Thursday, July 7, 2011

Book Review: Maisie Dobbs by Jacqueline Winspear

Synopsis from Chapters.Indigo.ca:

When WWI breaks out, Maisie Dobbs is shipped to the front as a nurse. After the War, she sets up on her own as a private investigator. But her very first assignment soon reveals a much deeper, darker web of secrets, which will force her to revisit the horrors of the Great War and the love she left behind.






My Review

4 Stars

Jacqueline Winspears' Maisie Dobbs is the first book in a series of mystery novels featuring the title character.    The story begins in the year 1929, with Maisie opening her own detective agency in London, England.    It is not long before Maisie has her first case, that of following the wife of one of her clients to determine where the wife is spending her time.   The case itself isn't all that mysterious and is easily solved, yet it brings back memories of Maisie's time as a nurse during WWI and of the love she lost during the Great War.  It also raises questions about a secretive convalescence home for badly disfigured veterans known as The Retreat.  

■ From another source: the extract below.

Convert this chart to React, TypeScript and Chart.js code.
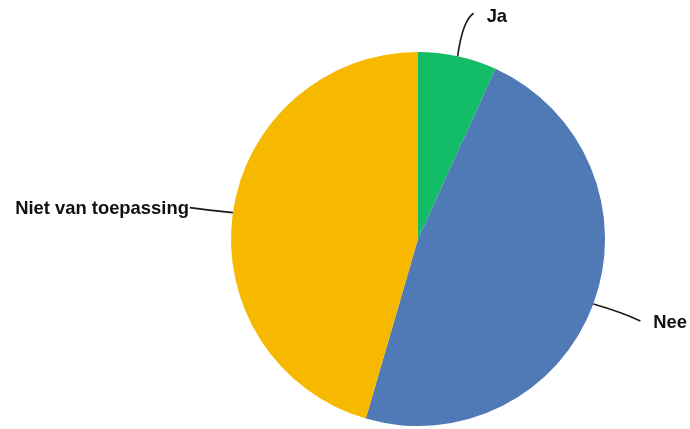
import React, { useEffect, useRef } from "react";
import { Chart, registerables } from "chart.js";

Chart.register(...registerables);

const labels = ["Ja", "Nee", "Niet van toepassing"];
const values = [6.8, 47.7, 45.5];
const colors = ["#13BD67", "#4F7AB5", "#F7B900"];

// leader-line geometry (relative to arc midpoint on the rim)
const leaders = [
  { ctrl: [5, -36], end: [16, -43], text: [29, -39], align: "left" },
  { ctrl: [28, 8], end: [47, 17], text: [60, 19], align: "left" },
  { ctrl: [-22, -2], end: [-43, -5], text: [-44, -4], align: "right" },
];

const labelPlugin = {
  id: "leaderLabels",
  afterDraw(chart: any) {
    const ctx = chart.ctx;
    const meta = chart.getDatasetMeta(0);
    meta.data.forEach((arc: any, i: number) => {
      const mid = (arc.startAngle + arc.endAngle) / 2;
      const x0 = arc.x + Math.cos(mid) * arc.outerRadius;
      const y0 = arc.y + Math.sin(mid) * arc.outerRadius;
      const L = leaders[i];
      ctx.save();
      ctx.strokeStyle = "#1a1a1a";
      ctx.lineWidth = 1.6;
      ctx.beginPath();
      ctx.moveTo(x0, y0);
      ctx.quadraticCurveTo(x0 + L.ctrl[0], y0 + L.ctrl[1], x0 + L.end[0], y0 + L.end[1]);
      ctx.stroke();
      ctx.fillStyle = "#111111";
      ctx.font = "bold 18.4px 'Liberation Sans', Arial, sans-serif";
      ctx.textAlign = L.align as CanvasTextAlign;
      ctx.textBaseline = "middle";
      ctx.fillText(labels[i], x0 + L.text[0], y0 + L.text[1]);
      ctx.restore();
    });
  },
};

export default function App() {
  const ref = useRef<HTMLCanvasElement>(null);
  useEffect(() => {
    if (!ref.current) return;
    const chart = new Chart(ref.current, {
      type: "pie",
      data: {
        labels,
        datasets: [
          {
            data: values,
            backgroundColor: colors,
            borderWidth: 0,
          },
        ],
      },
      options: {
        responsive: false,
        animation: false,
        layout: { padding: { left: 231, right: 85, top: 52, bottom: 3 } },
        plugins: { legend: { display: false }, tooltip: { enabled: false } },
      },
      plugins: [labelPlugin],
    });
    return () => chart.destroy();
  }, []);
  return (
    <div style={{ position: "fixed", left: 0, top: 0, width: 690, height: 429, background: "#fff" }}>
      <canvas ref={ref} width={690} height={429} />
    </div>
  );
}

Once her client's case is solved, the novel takes the reader back in time and follows Maisie's early life up until the closing days of WWI.   There is no mystery involved in this part of the novel, yet it provides much needed background on, and insight into, the heroine.   The novel then shifts back to 1929, as Maisie begins to look into the mysteries surrounding The Retreat.   This is the focus of the novel until the end. 

Overall, I enjoyed Maisie Dobbs.  Winspear has a beautiful way with words and has vividly drawn both her main and supporting characters.   While I didn't find the story itself all that mysterious, I was drawn into it nevertheless.   For me, one of the novel's greatest strengths lies in how Winspear was able to capture the essence of post-WWI England, and of the generation of men and women whose lives were forever impacted by the Great War.   Maisie Dobbs is a strong young woman, but her life and outlook, as well as those of the people around her, was eternally changed by the war, a fact that comes  across clearly in the novel.   In fact, whether it was the intent of the author or not, I thought the mystery component of the novel took a backseat to the experiences of WWI and of the physical and emotional scars it left on those who lived through it.  For this reason this is a novel that has stayed with me long after I finished reading the last page.

I definitely recommend Maisie Dobbs and look forward to reading the other novels in this series.